> [Short exercise]
With the pictures left out, write out exactly the lines from the one containing "Write the HTML code for this interface." through the end.

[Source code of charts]
BEGIN

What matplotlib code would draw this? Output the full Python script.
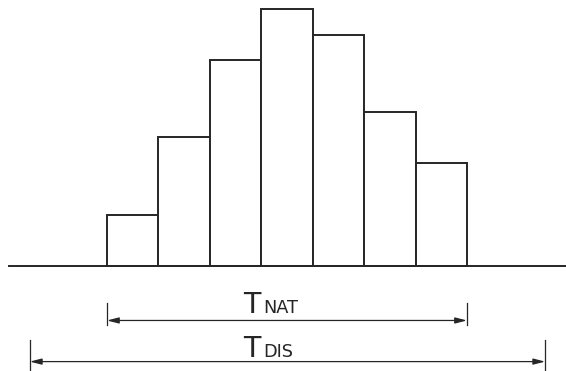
import matplotlib.pyplot as plt
import numpy as np

# histogram values (relative class counts)
bins = [0, 1, 2, 3, 4, 5, 6]
counts = [2, 5, 8, 10, 9, 6, 4]

# dimension line spans in bar-width units
nat_span = (0.0, 7.0)
dis_span = (-1.50, 8.52)

ink = "#262626"

fig = plt.figure(figsize=(5.66, 3.71), dpi=100)
fig.patch.set_facecolor("white")
ax = fig.add_axes([0, 0, 1, 1])
ax.set_xlim(-2.080, 8.925)
ax.set_ylim(-4.086, 10.350)
ax.axis("off")

# bars
ax.bar(bins, counts, width=1.0, align="edge", facecolor="white",
       edgecolor=ink, linewidth=1.4, zorder=2)

# baseline
ax.plot([-1.90, 9.0], [0, 0], color=ink, linewidth=1.4, zorder=3)


def dimension(x0, x1, y, tick_lo, tick_hi, sub, text_y):
    ax.annotate("", xy=(x0, y), xytext=(x1, y),
                arrowprops=dict(arrowstyle="<|-|>,head_length=0.7,head_width=0.18",
                                color=ink, lw=0.9, shrinkA=0, shrinkB=0,
                                mutation_scale=10))
    for x in (x0, x1):
        ax.plot([x, x], [tick_lo, tick_hi], color=ink, linewidth=0.9)
    xm = (243 - 107) / 51.43
    ax.text(xm, text_y, "T", fontsize=20.5, color=ink, ha="left", va="baseline")
    ax.text(xm + 0.40, text_y, sub, fontsize=12.8, color=ink, ha="left",
            va="baseline")


dimension(nat_span[0], nat_span[1], -2.12, -1.44, -2.30, "NAT", -1.83)
dimension(dis_span[0], dis_span[1], -3.72, -2.88, -4.10, "DIS", -3.54)

plt.savefig("out.png", dpi=100, facecolor="white")
plt.close()
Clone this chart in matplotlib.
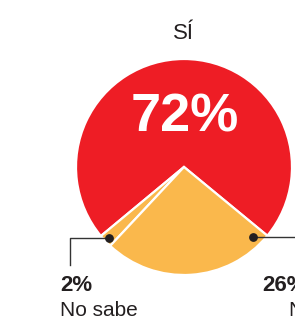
import matplotlib
matplotlib.use('Agg')
import matplotlib.pyplot as plt
import numpy as np
from matplotlib import font_manager

RED, ORANGE, INK, LINE = '#EE1D25', '#FAB84C', '#231F20', '#333333'

labels = ['Sí', 'No sabe', 'No']
values = [72, 2, 26]
colors = [RED, ORANGE, ORANGE]

names = {f.name for f in font_manager.fontManager.ttflist}
NARROW = 'Liberation Sans Narrow' in names
COND = 'Liberation Sans Narrow' if NARROW else 'Liberation Sans'
FS = 18 if NARROW else 15

W, H = 295, 323
fig = plt.figure(figsize=(W / 100, H / 100), dpi=100)
ax = fig.add_axes([0, 0, 1, 1])

CX, CY, R = 184, 323 - 167, 108
START = -39.5
wedges, _ = ax.pie(values, colors=colors, startangle=START, counterclock=True,
                   center=(CX, CY), radius=R,
                   wedgeprops=dict(edgecolor='white', linewidth=1.6))
ax.set_xlim(0, W)
ax.set_ylim(0, H)
ax.set_aspect('auto')
ax.axis('off')

# slice angles
bounds = START + np.cumsum([0] + values) * 3.6


def at(ang, r):
    a = np.deg2rad(ang)
    return CX + r * np.cos(a), CY + r * np.sin(a)


# leader for "No sabe" (mid of 2% slice)
lx, ly = at((bounds[1] + bounds[2]) / 2, R - 5)
ax.plot([lx, 70, 70], [ly, ly, 323 - 265], color=LINE, lw=1.0, zorder=4)
ax.scatter([lx], [ly], s=28, color=INK, zorder=5)

# leader for "No" (near end of 26% slice)
rx, ry = at(bounds[3] - 6, R - 10)
ax.plot([rx, W + 5], [ry, ry], color=LINE, lw=1.0, zorder=4, clip_on=False)
ax.scatter([rx], [ry], s=28, color=INK, zorder=5)

ax.text(CX, 323 - 39, 'SÍ', ha='center', va='baseline', fontsize=16,
        family=COND, color=INK)
ax.text(CX + 1, 323 - 132, '%d%%' % values[0], ha='center', va='baseline',
        fontsize=39, fontweight='bold', family='Liberation Sans', color='white')

ax.text(60, 323 - 291, '%d%%' % values[1], ha='left', va='baseline', fontsize=FS + 1,
        fontweight='bold', family=COND, color=INK)
ax.text(60, 323 - 316, labels[1], ha='left', va='baseline', fontsize=FS,
        family=COND, color=INK)
ax.text(262, 323 - 291, '%d%%' % values[2], ha='left', va='baseline', fontsize=FS + 1,
        fontweight='bold', family=COND, color=INK)
ax.text(288, 323 - 316, labels[2], ha='left', va='baseline', fontsize=FS,
        family=COND, color=INK)

fig.savefig('out.png', dpi=100, facecolor='white')
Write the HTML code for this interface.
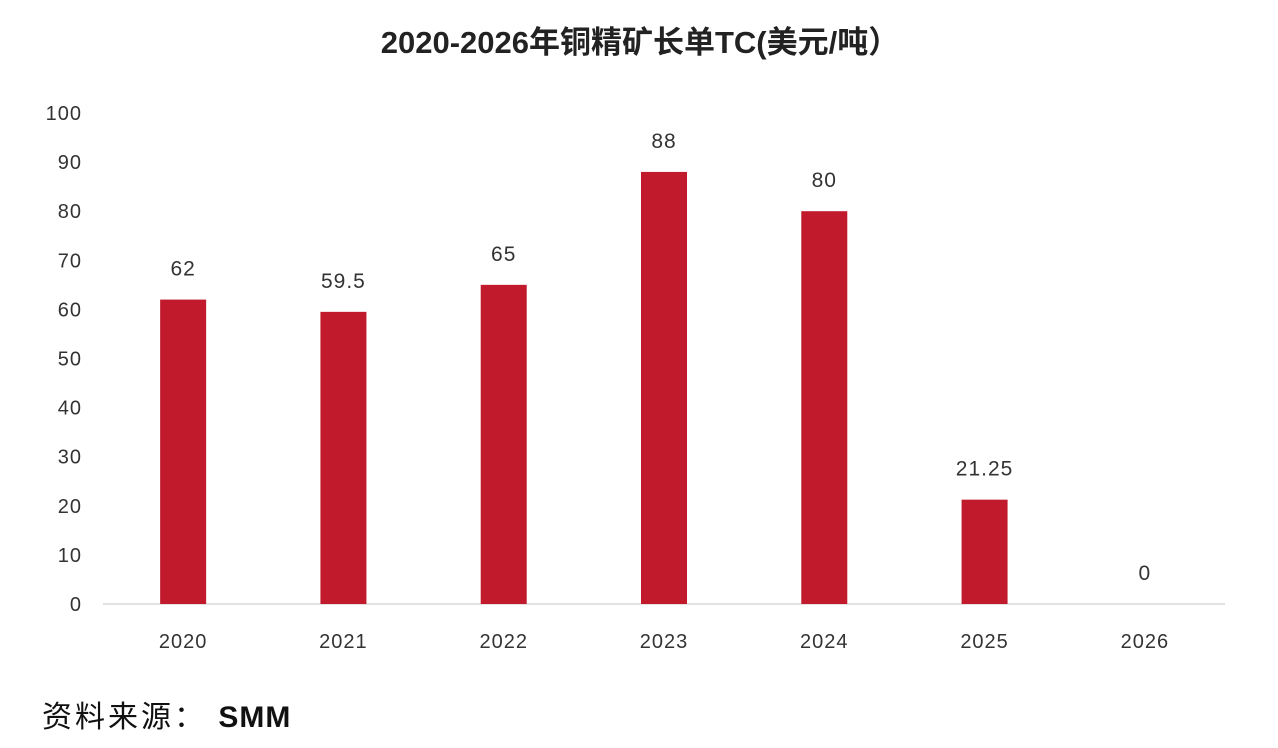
<!DOCTYPE html>
<html><head><meta charset="utf-8">
<style>
body{margin:0;background:#fff;}
svg{display:block;}
text{font-family:"Liberation Sans","Noto Sans CJK SC",sans-serif;fill:#333;}
</style></head>
<body>
<svg id="chart" width="1278" height="748" viewBox="0 0 1278 748">
<text x="640" y="53" text-anchor="middle" font-size="31" font-weight="bold" style="fill:#222">2020-2026年铜精矿长单TC(美元/吨）</text>
<g id="yaxis"></g>
<g id="xaxis"></g>
<g id="bars"></g>
<text x="42" y="727" font-size="30" letter-spacing="3" style="fill:#111">资料来源： <tspan font-weight="bold" letter-spacing="1">SMM</tspan></text>
</svg>
<script>
const categories=["2020","2021","2022","2023","2024","2025","2026"];
const values=[62,59.5,65,88,80,21.25,0];
const valueLabels=["62","59.5","65","88","80","21.25","0"];
const yTicks=[0,10,20,30,40,50,60,70,80,90,100];
const ns="http://www.w3.org/2000/svg";
const x0=103,x1=1225,yBase=604,yTop=113,yMax=100;
const band=(x1-x0)/categories.length,barW=46;
const y=v=>yBase-(v/yMax)*(yBase-yTop);
const xc=i=>x0+band*(i+0.5);
function mk(tag,attrs,parent){const e=document.createElementNS(ns,tag);for(const k in attrs)e.setAttribute(k,attrs[k]);parent.appendChild(e);return e;}
const ya=document.getElementById('yaxis'),xa=document.getElementById('xaxis'),bg=document.getElementById('bars');
yTicks.forEach(t=>{
  const tx=mk('text',{x:82,y:y(t)+7,'text-anchor':'end','font-size':20,'letter-spacing':1},ya);
  
  
  tx.textContent=t;
});
const ax=mk('line',{x1:x0,x2:x1,y1:yBase,y2:yBase,stroke:'#d9d9d9','stroke-width':1.5},xa);


categories.forEach((c,i)=>{
  const tx=mk('text',{x:xc(i),y:648,'text-anchor':'middle','font-size':20,'letter-spacing':1},xa);
  
  
  tx.textContent=c;
  const v=values[i];
  const r=mk('rect',{x:xc(i)-barW/2,y:y(v),width:barW,height:yBase-y(v),fill:'#c01a2c'},bg);
  
  
  const lb=mk('text',{x:xc(i),y:y(v)-24,'text-anchor':'middle','font-size':21,'letter-spacing':1},bg);
  
  
  lb.textContent=valueLabels[i];
});
</script>
</body></html>
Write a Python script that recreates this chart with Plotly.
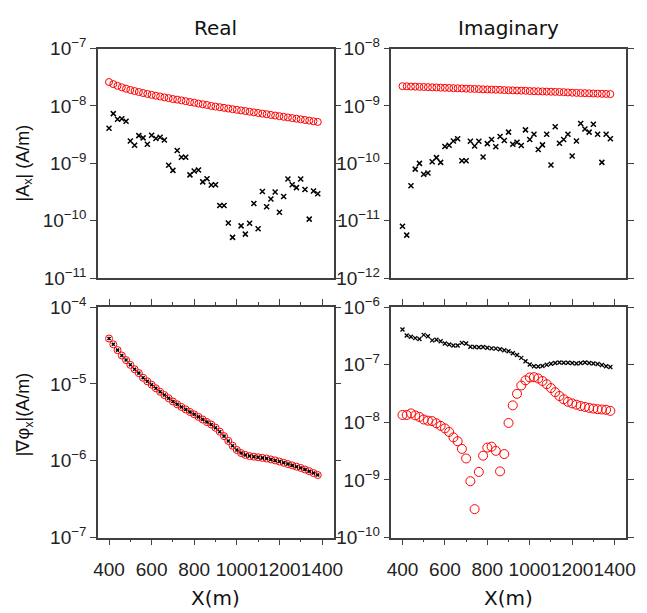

END

> [Final result]
Write the HTML code for this interface.
<!DOCTYPE html>
<html><head><meta charset="utf-8">
<style>
body{margin:0;background:#fff;}
svg{display:block;}
text{font-family:"Liberation Sans","Noto Sans CJK SC",sans-serif;fill:#333;}
</style></head>
<body>
<svg id="chart" width="1278" height="748" viewBox="0 0 1278 748">
<text x="640" y="53" text-anchor="middle" font-size="31" font-weight="bold" style="fill:#222">2020-2026年铜精矿长单TC(美元/吨）</text>
<g id="yaxis"></g>
<g id="xaxis"></g>
<g id="bars"></g>
<text x="42" y="727" font-size="30" letter-spacing="3" style="fill:#111">资料来源： <tspan font-weight="bold" letter-spacing="1">SMM</tspan></text>
</svg>
<script>
const categories=["2020","2021","2022","2023","2024","2025","2026"];
const values=[62,59.5,65,88,80,21.25,0];
const valueLabels=["62","59.5","65","88","80","21.25","0"];
const yTicks=[0,10,20,30,40,50,60,70,80,90,100];
const ns="http://www.w3.org/2000/svg";
const x0=103,x1=1225,yBase=604,yTop=113,yMax=100;
const band=(x1-x0)/categories.length,barW=46;
const y=v=>yBase-(v/yMax)*(yBase-yTop);
const xc=i=>x0+band*(i+0.5);
function mk(tag,attrs,parent){const e=document.createElementNS(ns,tag);for(const k in attrs)e.setAttribute(k,attrs[k]);parent.appendChild(e);return e;}
const ya=document.getElementById('yaxis'),xa=document.getElementById('xaxis'),bg=document.getElementById('bars');
yTicks.forEach(t=>{
  const tx=mk('text',{x:82,y:y(t)+7,'text-anchor':'end','font-size':20,'letter-spacing':1},ya);
  
  
  tx.textContent=t;
});
const ax=mk('line',{x1:x0,x2:x1,y1:yBase,y2:yBase,stroke:'#d9d9d9','stroke-width':1.5},xa);


categories.forEach((c,i)=>{
  const tx=mk('text',{x:xc(i),y:648,'text-anchor':'middle','font-size':20,'letter-spacing':1},xa);
  
  
  tx.textContent=c;
  const v=values[i];
  const r=mk('rect',{x:xc(i)-barW/2,y:y(v),width:barW,height:yBase-y(v),fill:'#c01a2c'},bg);
  
  
  const lb=mk('text',{x:xc(i),y:y(v)-24,'text-anchor':'middle','font-size':21,'letter-spacing':1},bg);
  
  
  lb.textContent=valueLabels[i];
});
</script>
</body></html>
Write a Python script that recreates this chart with Plotly.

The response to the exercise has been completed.